Dataset extract:

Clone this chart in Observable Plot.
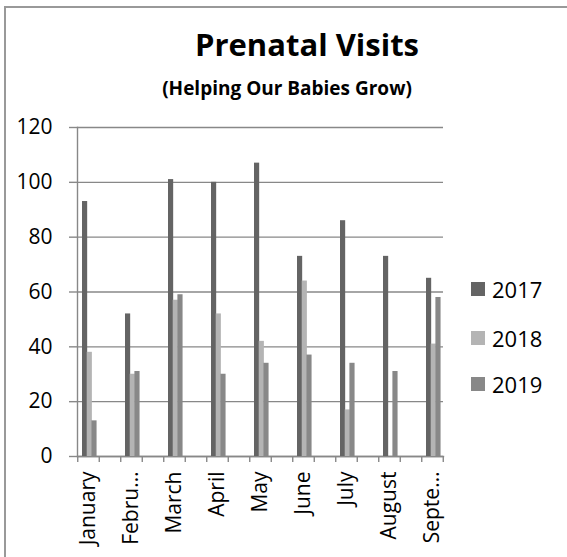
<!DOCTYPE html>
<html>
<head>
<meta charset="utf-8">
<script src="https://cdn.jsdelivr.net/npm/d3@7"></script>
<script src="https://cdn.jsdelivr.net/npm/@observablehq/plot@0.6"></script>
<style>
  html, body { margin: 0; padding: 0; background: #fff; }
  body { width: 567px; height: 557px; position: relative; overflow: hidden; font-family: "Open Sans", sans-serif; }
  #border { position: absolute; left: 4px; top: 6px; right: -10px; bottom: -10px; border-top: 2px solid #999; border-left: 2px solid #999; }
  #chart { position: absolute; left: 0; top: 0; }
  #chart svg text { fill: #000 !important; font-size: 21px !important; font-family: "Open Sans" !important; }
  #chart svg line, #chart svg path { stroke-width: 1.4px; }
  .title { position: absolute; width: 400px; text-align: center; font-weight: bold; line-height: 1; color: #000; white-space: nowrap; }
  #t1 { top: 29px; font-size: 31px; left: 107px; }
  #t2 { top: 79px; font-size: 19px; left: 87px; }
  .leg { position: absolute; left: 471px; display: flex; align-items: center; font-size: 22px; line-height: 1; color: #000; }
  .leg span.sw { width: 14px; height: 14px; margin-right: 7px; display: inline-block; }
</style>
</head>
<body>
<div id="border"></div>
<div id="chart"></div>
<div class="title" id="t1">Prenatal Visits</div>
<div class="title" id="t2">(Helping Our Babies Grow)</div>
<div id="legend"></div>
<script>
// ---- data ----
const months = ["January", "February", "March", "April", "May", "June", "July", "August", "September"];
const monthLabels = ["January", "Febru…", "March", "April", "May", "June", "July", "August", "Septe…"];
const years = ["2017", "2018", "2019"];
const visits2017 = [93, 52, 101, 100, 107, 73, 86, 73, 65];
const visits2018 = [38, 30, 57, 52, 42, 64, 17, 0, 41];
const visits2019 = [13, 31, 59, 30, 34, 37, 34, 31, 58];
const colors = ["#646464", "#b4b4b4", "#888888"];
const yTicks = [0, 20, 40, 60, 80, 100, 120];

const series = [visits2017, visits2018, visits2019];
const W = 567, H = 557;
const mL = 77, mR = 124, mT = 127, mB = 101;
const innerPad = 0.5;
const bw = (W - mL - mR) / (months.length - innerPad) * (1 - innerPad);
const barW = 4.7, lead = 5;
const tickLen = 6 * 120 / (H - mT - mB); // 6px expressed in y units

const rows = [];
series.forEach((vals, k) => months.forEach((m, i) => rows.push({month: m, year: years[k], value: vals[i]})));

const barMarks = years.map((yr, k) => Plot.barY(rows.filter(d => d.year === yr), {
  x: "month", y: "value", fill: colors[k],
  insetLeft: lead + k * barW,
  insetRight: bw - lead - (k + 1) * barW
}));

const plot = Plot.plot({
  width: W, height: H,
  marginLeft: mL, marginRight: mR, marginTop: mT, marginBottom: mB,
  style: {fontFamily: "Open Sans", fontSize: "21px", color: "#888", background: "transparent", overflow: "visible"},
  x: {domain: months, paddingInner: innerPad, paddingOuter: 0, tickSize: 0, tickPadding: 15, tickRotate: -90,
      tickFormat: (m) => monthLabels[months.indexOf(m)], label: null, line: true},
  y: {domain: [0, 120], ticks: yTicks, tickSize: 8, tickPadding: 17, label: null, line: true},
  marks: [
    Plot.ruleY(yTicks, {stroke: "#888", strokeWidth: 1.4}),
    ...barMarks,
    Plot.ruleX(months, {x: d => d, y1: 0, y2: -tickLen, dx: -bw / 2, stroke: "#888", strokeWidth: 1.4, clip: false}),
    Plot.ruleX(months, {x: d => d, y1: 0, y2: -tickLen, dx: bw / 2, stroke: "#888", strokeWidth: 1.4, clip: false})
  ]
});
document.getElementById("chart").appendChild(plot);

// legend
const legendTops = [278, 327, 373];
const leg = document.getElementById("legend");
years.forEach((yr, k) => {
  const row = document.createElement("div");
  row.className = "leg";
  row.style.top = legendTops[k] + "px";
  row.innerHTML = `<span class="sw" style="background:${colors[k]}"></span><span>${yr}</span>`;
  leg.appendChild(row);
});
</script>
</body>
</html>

What you should do: Repeat the material above word for word and skip every image in it.

Answer in full:
Clone this chart in Observable Plot.
<!DOCTYPE html>
<html>
<head>
<meta charset="utf-8">
<script src="https://cdn.jsdelivr.net/npm/d3@7"></script>
<script src="https://cdn.jsdelivr.net/npm/@observablehq/plot@0.6"></script>
<style>
  html, body { margin: 0; padding: 0; background: #fff; }
  body { width: 567px; height: 557px; position: relative; overflow: hidden; font-family: "Open Sans", sans-serif; }
  #border { position: absolute; left: 4px; top: 6px; right: -10px; bottom: -10px; border-top: 2px solid #999; border-left: 2px solid #999; }
  #chart { position: absolute; left: 0; top: 0; }
  #chart svg text { fill: #000 !important; font-size: 21px !important; font-family: "Open Sans" !important; }
  #chart svg line, #chart svg path { stroke-width: 1.4px; }
  .title { position: absolute; width: 400px; text-align: center; font-weight: bold; line-height: 1; color: #000; white-space: nowrap; }
  #t1 { top: 29px; font-size: 31px; left: 107px; }
  #t2 { top: 79px; font-size: 19px; left: 87px; }
  .leg { position: absolute; left: 471px; display: flex; align-items: center; font-size: 22px; line-height: 1; color: #000; }
  .leg span.sw { width: 14px; height: 14px; margin-right: 7px; display: inline-block; }
</style>
</head>
<body>
<div id="border"></div>
<div id="chart"></div>
<div class="title" id="t1">Prenatal Visits</div>
<div class="title" id="t2">(Helping Our Babies Grow)</div>
<div id="legend"></div>
<script>
// ---- data ----
const months = ["January", "February", "March", "April", "May", "June", "July", "August", "September"];
const monthLabels = ["January", "Febru…", "March", "April", "May", "June", "July", "August", "Septe…"];
const years = ["2017", "2018", "2019"];
const visits2017 = [93, 52, 101, 100, 107, 73, 86, 73, 65];
const visits2018 = [38, 30, 57, 52, 42, 64, 17, 0, 41];
const visits2019 = [13, 31, 59, 30, 34, 37, 34, 31, 58];
const colors = ["#646464", "#b4b4b4", "#888888"];
const yTicks = [0, 20, 40, 60, 80, 100, 120];

const series = [visits2017, visits2018, visits2019];
const W = 567, H = 557;
const mL = 77, mR = 124, mT = 127, mB = 101;
const innerPad = 0.5;
const bw = (W - mL - mR) / (months.length - innerPad) * (1 - innerPad);
const barW = 4.7, lead = 5;
const tickLen = 6 * 120 / (H - mT - mB); // 6px expressed in y units

const rows = [];
series.forEach((vals, k) => months.forEach((m, i) => rows.push({month: m, year: years[k], value: vals[i]})));

const barMarks = years.map((yr, k) => Plot.barY(rows.filter(d => d.year === yr), {
  x: "month", y: "value", fill: colors[k],
  insetLeft: lead + k * barW,
  insetRight: bw - lead - (k + 1) * barW
}));

const plot = Plot.plot({
  width: W, height: H,
  marginLeft: mL, marginRight: mR, marginTop: mT, marginBottom: mB,
  style: {fontFamily: "Open Sans", fontSize: "21px", color: "#888", background: "transparent", overflow: "visible"},
  x: {domain: months, paddingInner: innerPad, paddingOuter: 0, tickSize: 0, tickPadding: 15, tickRotate: -90,
      tickFormat: (m) => monthLabels[months.indexOf(m)], label: null, line: true},
  y: {domain: [0, 120], ticks: yTicks, tickSize: 8, tickPadding: 17, label: null, line: true},
  marks: [
    Plot.ruleY(yTicks, {stroke: "#888", strokeWidth: 1.4}),
    ...barMarks,
    Plot.ruleX(months, {x: d => d, y1: 0, y2: -tickLen, dx: -bw / 2, stroke: "#888", strokeWidth: 1.4, clip: false}),
    Plot.ruleX(months, {x: d => d, y1: 0, y2: -tickLen, dx: bw / 2, stroke: "#888", strokeWidth: 1.4, clip: false})
  ]
});
document.getElementById("chart").appendChild(plot);

// legend
const legendTops = [278, 327, 373];
const leg = document.getElementById("legend");
years.forEach((yr, k) => {
  const row = document.createElement("div");
  row.className = "leg";
  row.style.top = legendTops[k] + "px";
  row.innerHTML = `<span class="sw" style="background:${colors[k]}"></span><span>${yr}</span>`;
  leg.appendChild(row);
});
</script>
</body>
</html>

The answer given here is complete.